**WORK REQUIRED:** Give every line from the entries that contains "chart".

**EXCERPTED DATA:**
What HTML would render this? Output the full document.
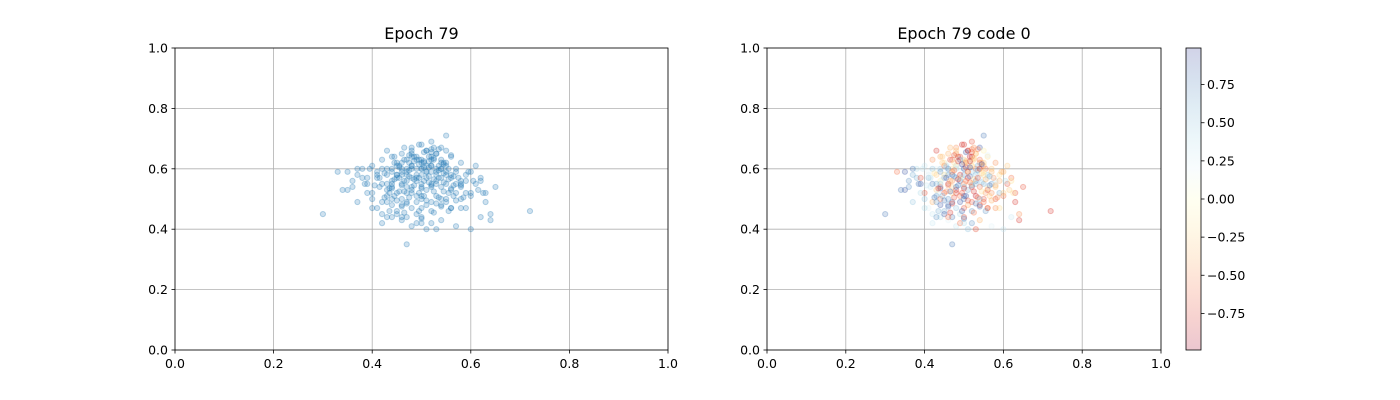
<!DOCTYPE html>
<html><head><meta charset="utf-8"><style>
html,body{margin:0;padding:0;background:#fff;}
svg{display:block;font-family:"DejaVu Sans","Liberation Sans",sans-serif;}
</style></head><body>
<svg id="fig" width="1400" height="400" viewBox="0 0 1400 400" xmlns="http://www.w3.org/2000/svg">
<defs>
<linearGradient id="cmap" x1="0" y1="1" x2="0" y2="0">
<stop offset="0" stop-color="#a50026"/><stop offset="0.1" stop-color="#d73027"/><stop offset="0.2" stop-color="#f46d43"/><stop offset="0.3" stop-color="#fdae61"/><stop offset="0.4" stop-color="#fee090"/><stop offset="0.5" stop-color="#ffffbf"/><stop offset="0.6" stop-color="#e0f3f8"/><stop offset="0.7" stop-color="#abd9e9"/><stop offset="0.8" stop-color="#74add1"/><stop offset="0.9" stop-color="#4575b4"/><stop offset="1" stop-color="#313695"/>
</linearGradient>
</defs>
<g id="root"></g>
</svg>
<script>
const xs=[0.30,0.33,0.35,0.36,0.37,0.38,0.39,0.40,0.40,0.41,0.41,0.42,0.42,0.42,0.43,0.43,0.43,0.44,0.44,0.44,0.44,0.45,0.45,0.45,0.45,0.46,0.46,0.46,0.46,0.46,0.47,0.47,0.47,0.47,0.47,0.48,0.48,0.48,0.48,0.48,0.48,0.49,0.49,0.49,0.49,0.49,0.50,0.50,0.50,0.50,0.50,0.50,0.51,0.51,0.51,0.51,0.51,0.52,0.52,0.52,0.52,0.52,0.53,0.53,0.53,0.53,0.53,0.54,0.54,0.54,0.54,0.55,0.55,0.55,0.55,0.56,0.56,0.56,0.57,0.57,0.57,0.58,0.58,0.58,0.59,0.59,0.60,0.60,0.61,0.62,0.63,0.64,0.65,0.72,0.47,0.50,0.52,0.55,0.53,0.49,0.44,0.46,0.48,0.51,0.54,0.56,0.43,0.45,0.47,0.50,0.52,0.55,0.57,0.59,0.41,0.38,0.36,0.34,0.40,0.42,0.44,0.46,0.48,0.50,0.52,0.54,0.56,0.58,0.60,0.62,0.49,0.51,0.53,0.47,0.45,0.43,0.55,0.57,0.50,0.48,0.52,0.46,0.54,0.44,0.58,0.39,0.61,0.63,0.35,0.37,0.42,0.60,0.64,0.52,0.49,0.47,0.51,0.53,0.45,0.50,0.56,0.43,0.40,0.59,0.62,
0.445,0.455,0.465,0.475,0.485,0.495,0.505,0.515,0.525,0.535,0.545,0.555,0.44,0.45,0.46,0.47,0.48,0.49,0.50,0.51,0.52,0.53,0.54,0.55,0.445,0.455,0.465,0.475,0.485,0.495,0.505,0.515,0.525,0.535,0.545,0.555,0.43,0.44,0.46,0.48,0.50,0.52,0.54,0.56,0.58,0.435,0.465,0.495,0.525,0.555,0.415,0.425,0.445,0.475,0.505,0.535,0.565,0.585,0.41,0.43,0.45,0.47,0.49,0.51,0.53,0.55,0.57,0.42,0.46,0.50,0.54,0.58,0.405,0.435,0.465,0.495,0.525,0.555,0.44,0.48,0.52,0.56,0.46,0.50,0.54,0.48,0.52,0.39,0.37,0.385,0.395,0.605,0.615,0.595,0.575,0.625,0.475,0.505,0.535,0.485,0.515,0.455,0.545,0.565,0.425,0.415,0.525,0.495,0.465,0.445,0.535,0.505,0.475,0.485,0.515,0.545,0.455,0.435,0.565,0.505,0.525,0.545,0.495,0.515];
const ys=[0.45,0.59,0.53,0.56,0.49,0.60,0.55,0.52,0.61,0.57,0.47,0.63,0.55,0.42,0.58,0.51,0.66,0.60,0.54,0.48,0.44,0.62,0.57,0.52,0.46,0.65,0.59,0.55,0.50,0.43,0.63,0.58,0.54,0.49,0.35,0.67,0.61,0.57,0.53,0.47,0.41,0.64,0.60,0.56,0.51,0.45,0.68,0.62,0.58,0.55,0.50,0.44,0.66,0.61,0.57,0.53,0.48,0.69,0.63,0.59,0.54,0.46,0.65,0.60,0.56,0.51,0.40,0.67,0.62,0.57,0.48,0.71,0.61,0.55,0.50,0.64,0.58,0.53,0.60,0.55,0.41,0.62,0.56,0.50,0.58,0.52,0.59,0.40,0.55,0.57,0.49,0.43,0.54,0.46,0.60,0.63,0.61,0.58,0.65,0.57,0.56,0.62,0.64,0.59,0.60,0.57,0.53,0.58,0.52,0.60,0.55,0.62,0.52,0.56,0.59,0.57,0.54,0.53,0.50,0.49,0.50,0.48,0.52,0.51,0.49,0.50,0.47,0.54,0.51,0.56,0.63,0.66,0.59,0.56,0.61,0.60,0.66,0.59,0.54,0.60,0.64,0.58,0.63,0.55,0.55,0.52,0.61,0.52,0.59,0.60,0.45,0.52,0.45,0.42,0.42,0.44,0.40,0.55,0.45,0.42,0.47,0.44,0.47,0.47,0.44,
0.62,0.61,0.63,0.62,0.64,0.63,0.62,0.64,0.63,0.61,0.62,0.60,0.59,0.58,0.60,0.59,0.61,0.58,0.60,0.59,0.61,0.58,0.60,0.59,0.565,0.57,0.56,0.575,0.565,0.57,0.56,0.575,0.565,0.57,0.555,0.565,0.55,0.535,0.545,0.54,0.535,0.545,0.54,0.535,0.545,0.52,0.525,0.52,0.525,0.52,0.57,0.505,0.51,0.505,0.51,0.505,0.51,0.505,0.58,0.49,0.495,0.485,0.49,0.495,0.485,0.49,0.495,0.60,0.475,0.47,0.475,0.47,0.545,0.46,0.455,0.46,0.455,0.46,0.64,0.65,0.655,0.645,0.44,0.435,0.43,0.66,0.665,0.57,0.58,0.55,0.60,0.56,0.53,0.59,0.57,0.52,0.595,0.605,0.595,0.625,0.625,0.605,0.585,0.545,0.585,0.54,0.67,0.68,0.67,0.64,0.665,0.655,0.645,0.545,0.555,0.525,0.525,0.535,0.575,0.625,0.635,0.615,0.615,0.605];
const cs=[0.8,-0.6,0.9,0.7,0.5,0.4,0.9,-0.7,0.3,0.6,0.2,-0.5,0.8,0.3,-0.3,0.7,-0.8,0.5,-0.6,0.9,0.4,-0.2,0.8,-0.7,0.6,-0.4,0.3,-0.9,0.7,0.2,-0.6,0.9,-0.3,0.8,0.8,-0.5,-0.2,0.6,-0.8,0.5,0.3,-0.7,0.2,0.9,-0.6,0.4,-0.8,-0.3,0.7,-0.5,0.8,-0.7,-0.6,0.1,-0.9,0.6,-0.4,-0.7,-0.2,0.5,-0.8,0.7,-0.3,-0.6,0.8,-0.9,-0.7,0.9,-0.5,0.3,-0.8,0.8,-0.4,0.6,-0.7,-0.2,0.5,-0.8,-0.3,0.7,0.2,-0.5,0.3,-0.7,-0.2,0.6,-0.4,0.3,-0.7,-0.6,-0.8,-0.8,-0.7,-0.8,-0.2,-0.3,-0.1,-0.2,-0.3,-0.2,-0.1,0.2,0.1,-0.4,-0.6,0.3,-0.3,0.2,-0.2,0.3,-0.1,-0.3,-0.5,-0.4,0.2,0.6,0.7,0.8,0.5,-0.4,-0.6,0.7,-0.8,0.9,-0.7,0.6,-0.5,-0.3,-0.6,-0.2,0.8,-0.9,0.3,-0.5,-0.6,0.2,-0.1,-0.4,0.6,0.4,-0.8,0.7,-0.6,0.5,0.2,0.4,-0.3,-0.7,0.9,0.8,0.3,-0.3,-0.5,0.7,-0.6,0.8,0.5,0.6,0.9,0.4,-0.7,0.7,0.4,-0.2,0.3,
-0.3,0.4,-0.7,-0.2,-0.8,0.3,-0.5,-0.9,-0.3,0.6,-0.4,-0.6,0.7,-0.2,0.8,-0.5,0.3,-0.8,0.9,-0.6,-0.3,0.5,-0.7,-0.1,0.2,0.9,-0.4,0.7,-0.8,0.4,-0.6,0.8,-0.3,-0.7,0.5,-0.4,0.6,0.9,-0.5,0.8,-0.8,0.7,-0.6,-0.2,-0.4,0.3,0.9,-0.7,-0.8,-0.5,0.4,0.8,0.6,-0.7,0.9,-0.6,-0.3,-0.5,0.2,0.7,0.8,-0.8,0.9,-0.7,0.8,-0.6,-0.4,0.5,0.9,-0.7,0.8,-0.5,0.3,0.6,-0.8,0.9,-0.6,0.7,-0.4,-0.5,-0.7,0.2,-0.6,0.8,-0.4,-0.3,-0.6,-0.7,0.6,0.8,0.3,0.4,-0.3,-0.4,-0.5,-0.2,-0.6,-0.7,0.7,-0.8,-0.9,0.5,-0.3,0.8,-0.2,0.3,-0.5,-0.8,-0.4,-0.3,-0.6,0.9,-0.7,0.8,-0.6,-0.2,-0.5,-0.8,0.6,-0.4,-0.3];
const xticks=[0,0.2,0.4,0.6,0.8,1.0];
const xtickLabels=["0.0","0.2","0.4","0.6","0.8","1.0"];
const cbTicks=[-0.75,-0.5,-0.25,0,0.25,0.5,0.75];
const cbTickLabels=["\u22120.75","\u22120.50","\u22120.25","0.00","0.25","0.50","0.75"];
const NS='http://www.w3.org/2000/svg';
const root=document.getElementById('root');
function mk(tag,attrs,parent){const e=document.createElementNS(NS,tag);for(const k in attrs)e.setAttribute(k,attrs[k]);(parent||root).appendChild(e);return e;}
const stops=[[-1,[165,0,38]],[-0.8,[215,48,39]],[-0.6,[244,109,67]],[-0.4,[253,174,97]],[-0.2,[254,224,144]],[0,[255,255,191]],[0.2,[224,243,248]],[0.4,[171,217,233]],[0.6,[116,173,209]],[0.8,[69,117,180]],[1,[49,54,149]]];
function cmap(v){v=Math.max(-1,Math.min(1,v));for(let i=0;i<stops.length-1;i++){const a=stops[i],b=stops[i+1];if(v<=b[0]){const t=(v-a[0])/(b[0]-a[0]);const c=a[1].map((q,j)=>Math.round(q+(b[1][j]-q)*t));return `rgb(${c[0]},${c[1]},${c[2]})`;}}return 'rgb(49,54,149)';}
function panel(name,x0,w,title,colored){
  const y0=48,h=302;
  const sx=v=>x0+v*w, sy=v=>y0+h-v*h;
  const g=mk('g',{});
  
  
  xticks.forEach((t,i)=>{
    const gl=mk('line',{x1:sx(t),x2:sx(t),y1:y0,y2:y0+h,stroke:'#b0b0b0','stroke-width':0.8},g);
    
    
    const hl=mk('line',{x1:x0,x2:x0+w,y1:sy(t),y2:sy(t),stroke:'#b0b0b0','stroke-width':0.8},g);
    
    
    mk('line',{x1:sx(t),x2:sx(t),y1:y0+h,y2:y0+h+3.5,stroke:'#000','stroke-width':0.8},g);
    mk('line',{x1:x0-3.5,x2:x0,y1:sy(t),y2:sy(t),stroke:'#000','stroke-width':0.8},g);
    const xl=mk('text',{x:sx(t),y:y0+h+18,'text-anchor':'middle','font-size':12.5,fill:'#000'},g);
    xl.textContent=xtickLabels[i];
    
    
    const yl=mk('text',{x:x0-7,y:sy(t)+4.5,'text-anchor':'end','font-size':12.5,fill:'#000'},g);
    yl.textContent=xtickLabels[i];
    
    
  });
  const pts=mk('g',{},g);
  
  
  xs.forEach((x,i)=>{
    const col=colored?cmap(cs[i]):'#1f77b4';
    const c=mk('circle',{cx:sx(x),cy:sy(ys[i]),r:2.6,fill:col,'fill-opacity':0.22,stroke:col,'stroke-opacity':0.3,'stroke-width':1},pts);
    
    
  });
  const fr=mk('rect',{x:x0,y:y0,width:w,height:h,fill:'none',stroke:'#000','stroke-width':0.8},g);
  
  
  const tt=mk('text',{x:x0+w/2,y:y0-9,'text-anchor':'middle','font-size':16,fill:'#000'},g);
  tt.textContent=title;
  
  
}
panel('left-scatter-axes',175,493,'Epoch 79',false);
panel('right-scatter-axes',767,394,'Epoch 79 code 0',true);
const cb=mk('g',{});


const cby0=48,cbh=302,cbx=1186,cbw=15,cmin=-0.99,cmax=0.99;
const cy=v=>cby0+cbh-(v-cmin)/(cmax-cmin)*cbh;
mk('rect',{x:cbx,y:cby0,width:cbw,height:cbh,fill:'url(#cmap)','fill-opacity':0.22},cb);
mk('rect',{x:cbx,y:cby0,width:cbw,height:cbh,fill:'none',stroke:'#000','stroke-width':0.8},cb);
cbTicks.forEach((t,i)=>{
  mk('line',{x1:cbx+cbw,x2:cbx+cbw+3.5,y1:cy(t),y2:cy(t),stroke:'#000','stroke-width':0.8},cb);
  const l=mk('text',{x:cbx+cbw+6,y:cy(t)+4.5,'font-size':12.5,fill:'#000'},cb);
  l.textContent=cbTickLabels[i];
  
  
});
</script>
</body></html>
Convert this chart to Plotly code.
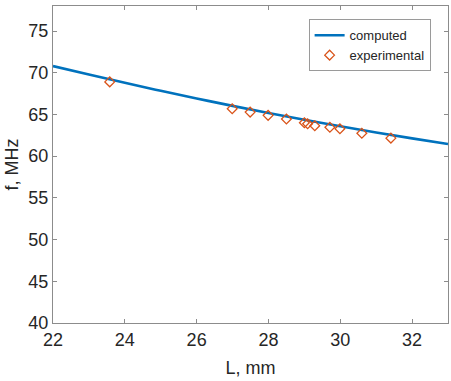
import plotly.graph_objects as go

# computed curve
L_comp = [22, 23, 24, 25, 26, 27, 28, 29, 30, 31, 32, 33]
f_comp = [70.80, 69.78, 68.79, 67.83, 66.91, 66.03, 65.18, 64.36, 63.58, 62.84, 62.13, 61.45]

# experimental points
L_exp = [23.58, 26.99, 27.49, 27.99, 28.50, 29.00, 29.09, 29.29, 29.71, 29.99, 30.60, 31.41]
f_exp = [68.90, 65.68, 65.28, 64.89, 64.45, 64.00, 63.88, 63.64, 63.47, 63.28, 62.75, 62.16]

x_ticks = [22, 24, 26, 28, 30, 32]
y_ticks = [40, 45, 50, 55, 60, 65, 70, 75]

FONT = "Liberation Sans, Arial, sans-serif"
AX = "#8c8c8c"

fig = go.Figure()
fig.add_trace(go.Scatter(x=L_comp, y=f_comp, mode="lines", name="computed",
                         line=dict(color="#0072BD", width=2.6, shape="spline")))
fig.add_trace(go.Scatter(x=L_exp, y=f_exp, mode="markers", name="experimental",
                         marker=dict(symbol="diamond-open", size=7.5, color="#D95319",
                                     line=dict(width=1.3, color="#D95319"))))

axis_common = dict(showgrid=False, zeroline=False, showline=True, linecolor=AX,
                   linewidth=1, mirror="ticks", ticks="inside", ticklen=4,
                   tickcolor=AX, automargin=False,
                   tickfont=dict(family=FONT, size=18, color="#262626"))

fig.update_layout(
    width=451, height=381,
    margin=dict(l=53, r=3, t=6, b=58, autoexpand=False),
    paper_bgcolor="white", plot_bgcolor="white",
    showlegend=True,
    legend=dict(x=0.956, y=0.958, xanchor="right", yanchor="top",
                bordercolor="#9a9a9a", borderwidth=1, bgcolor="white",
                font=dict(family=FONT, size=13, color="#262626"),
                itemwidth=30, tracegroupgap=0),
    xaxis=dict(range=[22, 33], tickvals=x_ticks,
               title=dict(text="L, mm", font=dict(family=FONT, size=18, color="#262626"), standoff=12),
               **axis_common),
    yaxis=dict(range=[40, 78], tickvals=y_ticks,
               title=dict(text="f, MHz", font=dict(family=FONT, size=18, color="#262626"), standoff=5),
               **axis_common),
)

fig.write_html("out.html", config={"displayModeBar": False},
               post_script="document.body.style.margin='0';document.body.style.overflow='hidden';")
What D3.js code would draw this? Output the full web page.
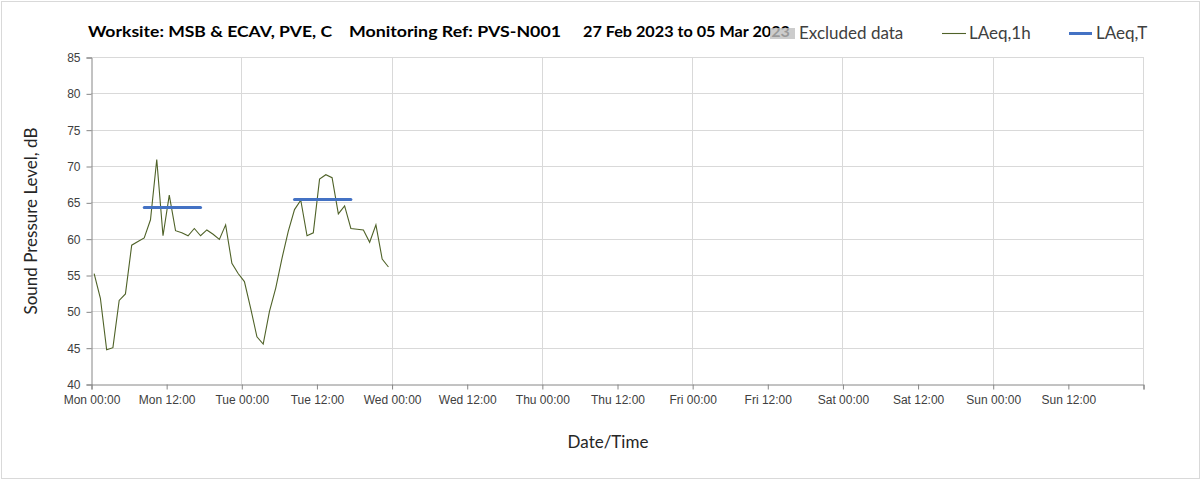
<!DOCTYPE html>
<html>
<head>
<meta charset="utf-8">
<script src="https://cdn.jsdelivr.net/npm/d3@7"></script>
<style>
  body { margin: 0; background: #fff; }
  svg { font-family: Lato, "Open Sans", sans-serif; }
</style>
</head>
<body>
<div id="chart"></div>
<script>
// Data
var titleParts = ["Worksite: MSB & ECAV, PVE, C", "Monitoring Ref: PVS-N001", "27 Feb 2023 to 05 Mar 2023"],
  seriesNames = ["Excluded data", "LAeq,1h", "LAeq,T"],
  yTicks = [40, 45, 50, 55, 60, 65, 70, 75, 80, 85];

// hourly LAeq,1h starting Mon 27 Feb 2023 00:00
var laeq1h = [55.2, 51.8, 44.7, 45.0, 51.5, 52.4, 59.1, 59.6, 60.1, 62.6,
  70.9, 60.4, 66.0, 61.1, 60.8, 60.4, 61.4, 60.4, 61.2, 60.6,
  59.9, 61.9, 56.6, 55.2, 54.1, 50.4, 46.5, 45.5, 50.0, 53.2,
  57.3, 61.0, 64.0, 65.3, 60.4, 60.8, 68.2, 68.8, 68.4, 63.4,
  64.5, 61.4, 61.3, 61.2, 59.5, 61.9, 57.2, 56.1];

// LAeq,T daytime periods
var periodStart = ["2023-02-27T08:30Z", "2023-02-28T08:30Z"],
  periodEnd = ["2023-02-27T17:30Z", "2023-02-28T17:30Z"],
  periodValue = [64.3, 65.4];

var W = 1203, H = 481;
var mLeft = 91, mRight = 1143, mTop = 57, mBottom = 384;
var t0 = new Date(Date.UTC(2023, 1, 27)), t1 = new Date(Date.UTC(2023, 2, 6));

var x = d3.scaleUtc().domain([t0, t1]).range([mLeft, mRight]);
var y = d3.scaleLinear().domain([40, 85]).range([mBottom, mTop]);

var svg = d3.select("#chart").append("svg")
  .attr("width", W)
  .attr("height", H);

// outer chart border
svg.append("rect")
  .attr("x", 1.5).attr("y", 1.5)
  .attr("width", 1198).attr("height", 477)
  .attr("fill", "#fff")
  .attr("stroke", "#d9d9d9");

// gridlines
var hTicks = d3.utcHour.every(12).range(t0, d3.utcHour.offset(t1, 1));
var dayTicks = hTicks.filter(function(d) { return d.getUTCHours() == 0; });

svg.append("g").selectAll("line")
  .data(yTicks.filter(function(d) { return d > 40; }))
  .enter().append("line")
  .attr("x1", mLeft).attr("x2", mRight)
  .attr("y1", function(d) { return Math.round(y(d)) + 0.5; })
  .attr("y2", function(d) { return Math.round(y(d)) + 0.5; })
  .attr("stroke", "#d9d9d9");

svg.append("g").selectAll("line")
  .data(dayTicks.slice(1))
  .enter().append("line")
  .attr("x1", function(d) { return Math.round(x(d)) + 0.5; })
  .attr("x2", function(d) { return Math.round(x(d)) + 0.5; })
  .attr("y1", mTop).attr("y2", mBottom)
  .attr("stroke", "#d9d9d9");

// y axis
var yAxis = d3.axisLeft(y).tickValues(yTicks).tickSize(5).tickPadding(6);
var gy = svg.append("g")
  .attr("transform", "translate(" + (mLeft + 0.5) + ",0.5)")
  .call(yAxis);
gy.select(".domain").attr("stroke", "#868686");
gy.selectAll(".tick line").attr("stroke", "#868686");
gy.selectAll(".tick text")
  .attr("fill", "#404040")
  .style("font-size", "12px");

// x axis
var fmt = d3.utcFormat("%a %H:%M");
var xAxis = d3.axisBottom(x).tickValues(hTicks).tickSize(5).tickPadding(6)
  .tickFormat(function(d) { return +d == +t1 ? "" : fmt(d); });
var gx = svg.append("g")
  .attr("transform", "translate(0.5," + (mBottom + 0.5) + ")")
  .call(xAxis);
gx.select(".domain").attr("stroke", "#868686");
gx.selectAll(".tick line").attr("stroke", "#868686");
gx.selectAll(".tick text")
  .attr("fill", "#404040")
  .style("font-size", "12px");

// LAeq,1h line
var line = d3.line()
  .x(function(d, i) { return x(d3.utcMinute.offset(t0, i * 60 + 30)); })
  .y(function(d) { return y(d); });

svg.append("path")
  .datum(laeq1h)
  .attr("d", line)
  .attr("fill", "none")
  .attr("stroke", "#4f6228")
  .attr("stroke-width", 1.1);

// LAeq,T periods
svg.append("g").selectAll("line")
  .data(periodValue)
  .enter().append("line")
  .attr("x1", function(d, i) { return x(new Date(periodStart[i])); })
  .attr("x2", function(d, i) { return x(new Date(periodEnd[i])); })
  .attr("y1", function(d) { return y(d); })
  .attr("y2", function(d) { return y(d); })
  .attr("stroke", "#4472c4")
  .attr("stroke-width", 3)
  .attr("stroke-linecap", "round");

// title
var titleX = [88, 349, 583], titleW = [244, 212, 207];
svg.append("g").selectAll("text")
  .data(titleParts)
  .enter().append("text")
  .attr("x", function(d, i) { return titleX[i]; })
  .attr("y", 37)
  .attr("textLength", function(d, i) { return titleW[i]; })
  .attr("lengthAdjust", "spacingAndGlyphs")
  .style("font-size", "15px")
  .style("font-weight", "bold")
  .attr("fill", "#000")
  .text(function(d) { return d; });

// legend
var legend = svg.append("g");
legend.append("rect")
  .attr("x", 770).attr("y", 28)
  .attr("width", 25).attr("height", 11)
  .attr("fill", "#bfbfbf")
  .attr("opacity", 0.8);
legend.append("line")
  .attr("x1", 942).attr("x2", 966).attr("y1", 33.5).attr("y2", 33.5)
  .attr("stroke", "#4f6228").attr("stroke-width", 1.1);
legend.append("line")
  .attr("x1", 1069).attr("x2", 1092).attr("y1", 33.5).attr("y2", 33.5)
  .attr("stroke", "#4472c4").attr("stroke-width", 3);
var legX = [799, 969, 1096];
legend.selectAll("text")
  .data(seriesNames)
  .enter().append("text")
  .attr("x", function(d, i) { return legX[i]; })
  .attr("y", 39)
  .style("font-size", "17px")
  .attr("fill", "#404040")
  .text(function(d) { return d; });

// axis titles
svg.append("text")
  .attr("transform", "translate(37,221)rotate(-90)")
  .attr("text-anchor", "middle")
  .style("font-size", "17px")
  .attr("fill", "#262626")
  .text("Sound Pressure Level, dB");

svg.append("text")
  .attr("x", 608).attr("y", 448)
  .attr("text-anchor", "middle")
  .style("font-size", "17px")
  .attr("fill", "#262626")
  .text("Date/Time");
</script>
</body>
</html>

**TASK RESPONSE:**
Convert this chart to Plotly code.
<div id="chart"></div>
var svg = d3.select("#chart").append("svg")
// outer chart border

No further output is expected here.